Desrosiers — believed to be the first member of the Capitol force to testify at a criminal trial related to the insurrection — described for the jury how he was assigned to track the mob violence from nearby command centre and was shocked to hear radio chatter of his colleagues "yelling for help."

Asked what he was thinking at time, he said: "For myself, 'surreal' comes to mind."

He testified that his team scrambled to figure out how to evacuate Vice-President Mike Pence and lawmakers. But the evacuation was called off when "a sea of backup came and we were able to re-secure the building,” he said.

Hunt, 37, an analyst for the New York court system, has pleaded not guilty to charges alleging, in part, that he called for the killings of lawmakers, including Democratic U.S. Reps. Nancy Pelosi and Alexandria Ocasio-Cortez and U.S. Sen. Charles Schumer. Prosecutors say it was part of a monthlong online campaign to urge violence against members of Congress that culminated on Jan. 8 in an 88-second video titled: "Kill your senators. Slaughter them all.”

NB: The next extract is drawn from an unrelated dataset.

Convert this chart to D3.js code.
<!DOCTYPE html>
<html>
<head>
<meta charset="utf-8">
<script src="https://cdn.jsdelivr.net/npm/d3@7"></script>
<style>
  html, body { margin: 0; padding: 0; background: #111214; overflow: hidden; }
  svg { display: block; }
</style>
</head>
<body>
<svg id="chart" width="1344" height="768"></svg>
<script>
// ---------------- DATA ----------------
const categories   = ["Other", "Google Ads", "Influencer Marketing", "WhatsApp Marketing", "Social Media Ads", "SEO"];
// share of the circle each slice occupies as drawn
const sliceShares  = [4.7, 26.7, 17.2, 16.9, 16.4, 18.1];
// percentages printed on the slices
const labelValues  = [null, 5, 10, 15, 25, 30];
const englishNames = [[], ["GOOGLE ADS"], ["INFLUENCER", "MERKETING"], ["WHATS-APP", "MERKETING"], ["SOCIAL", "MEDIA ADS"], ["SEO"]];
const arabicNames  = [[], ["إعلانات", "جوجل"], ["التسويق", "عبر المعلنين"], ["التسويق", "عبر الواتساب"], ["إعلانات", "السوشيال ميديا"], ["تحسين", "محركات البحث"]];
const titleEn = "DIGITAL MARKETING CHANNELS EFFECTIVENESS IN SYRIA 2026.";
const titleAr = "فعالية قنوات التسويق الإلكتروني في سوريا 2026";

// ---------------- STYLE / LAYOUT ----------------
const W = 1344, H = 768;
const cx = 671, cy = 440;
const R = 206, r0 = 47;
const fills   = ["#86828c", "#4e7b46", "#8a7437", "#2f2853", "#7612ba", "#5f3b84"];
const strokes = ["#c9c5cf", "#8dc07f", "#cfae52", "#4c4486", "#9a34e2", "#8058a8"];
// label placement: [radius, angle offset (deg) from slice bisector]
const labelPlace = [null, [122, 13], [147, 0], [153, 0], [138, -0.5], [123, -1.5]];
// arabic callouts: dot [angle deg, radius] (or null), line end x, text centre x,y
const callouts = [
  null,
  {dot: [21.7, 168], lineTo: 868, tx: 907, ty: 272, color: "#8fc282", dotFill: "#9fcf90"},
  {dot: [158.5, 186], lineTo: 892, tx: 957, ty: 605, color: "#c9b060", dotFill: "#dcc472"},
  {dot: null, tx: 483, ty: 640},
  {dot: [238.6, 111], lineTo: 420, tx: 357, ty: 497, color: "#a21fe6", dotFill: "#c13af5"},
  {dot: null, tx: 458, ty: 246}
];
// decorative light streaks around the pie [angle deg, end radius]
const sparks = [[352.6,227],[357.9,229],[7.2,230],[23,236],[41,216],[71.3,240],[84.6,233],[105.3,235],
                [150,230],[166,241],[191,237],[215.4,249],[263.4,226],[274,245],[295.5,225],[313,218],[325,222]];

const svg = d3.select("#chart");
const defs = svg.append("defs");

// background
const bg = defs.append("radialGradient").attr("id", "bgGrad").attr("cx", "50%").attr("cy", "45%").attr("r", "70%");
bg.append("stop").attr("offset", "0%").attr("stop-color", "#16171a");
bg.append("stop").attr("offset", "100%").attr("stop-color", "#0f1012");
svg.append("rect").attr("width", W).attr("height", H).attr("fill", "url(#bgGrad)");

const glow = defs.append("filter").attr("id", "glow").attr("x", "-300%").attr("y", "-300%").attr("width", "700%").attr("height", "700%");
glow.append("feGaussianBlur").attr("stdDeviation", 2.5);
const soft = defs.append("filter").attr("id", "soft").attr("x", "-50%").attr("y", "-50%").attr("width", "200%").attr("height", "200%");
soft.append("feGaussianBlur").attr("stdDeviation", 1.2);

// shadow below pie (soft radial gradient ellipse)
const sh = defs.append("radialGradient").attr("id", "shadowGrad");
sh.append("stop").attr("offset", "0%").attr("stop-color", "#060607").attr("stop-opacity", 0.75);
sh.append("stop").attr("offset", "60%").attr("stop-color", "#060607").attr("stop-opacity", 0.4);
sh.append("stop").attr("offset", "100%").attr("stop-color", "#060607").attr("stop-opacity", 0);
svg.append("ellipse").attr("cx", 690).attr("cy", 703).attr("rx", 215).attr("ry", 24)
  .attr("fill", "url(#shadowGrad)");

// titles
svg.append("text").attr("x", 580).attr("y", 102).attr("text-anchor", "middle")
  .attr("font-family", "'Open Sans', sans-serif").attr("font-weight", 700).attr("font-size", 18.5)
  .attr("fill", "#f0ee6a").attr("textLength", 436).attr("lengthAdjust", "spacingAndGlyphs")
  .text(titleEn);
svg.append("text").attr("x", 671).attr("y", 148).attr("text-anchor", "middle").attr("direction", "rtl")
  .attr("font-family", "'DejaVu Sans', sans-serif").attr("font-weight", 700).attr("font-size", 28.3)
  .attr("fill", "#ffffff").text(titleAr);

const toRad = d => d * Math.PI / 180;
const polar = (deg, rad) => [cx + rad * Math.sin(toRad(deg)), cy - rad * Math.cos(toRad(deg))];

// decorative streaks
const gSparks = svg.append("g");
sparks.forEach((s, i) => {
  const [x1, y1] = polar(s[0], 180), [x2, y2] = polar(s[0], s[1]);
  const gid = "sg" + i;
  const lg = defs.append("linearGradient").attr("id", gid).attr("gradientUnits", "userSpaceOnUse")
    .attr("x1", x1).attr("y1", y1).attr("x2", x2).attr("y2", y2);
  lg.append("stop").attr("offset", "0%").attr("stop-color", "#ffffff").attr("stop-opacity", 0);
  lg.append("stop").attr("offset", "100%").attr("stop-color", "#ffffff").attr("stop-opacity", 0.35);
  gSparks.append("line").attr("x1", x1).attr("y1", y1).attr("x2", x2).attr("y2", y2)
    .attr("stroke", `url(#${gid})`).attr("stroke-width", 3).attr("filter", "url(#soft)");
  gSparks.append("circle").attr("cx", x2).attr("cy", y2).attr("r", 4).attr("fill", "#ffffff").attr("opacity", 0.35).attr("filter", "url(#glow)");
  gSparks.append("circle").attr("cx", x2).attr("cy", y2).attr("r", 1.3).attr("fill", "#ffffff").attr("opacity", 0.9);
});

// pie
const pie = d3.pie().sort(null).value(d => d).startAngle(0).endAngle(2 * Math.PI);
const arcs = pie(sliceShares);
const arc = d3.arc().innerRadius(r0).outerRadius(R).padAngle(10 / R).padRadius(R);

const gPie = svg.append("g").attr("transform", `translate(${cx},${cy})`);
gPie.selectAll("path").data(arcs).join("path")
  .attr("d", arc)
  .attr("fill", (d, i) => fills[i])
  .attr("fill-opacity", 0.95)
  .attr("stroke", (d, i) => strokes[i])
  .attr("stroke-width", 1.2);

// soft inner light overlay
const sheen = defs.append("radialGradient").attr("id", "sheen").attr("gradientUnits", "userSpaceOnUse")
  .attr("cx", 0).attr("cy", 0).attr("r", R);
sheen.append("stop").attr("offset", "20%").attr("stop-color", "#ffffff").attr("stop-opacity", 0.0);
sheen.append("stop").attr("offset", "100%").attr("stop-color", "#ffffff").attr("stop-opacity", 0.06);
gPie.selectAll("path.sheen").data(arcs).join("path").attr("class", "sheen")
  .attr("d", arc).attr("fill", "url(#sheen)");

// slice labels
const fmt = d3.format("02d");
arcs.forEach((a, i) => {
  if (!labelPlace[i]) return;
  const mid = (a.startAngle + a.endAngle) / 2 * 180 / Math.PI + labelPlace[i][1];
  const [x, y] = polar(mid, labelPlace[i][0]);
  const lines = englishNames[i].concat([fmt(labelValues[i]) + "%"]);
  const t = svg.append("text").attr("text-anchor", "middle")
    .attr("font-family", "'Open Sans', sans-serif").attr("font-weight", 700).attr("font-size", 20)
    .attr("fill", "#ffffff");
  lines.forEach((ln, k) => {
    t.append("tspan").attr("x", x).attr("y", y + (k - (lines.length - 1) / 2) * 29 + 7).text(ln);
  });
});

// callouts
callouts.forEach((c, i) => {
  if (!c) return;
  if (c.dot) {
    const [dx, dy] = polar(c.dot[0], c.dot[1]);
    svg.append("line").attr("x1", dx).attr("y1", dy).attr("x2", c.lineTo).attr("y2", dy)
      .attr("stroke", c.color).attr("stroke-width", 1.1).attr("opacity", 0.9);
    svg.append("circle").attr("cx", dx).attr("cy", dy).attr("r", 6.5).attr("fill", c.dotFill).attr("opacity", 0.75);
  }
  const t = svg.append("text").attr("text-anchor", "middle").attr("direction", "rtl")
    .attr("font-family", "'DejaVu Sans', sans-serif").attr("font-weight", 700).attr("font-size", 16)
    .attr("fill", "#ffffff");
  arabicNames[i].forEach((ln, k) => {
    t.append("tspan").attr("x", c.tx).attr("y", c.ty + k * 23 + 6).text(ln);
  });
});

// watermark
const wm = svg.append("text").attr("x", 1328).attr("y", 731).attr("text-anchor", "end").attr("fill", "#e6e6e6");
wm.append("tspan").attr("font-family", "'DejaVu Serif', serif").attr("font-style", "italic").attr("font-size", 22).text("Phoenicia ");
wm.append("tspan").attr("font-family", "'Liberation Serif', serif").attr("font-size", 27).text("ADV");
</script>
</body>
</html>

Prosecutors allege Hunt was trying to inspire violence against members of Congress on Inauguration Day as a follow up to the Jan. 6 attack, when hundreds of then-President Donald Trump's supporters broke into the Capitol and interrupted the certification of Joe Biden's presidential victory.

Defence attorneys have called the charges overblown and argued that there's no proof that Hunt was a legitimate threat. One of his lawyers, Jan Rostal, told jurors they could label her client "an idiot or clown," but the First Amendment blocked his conviction on a criminal charge which could carry a decade in prison.

An FBI agent testified Friday that investigators were concerned that Hunt was plotting to try to obtain guns. But she conceded on cross-examination that they found no evidence he had any direct communications with anyone about getting weapons or staging a another attack.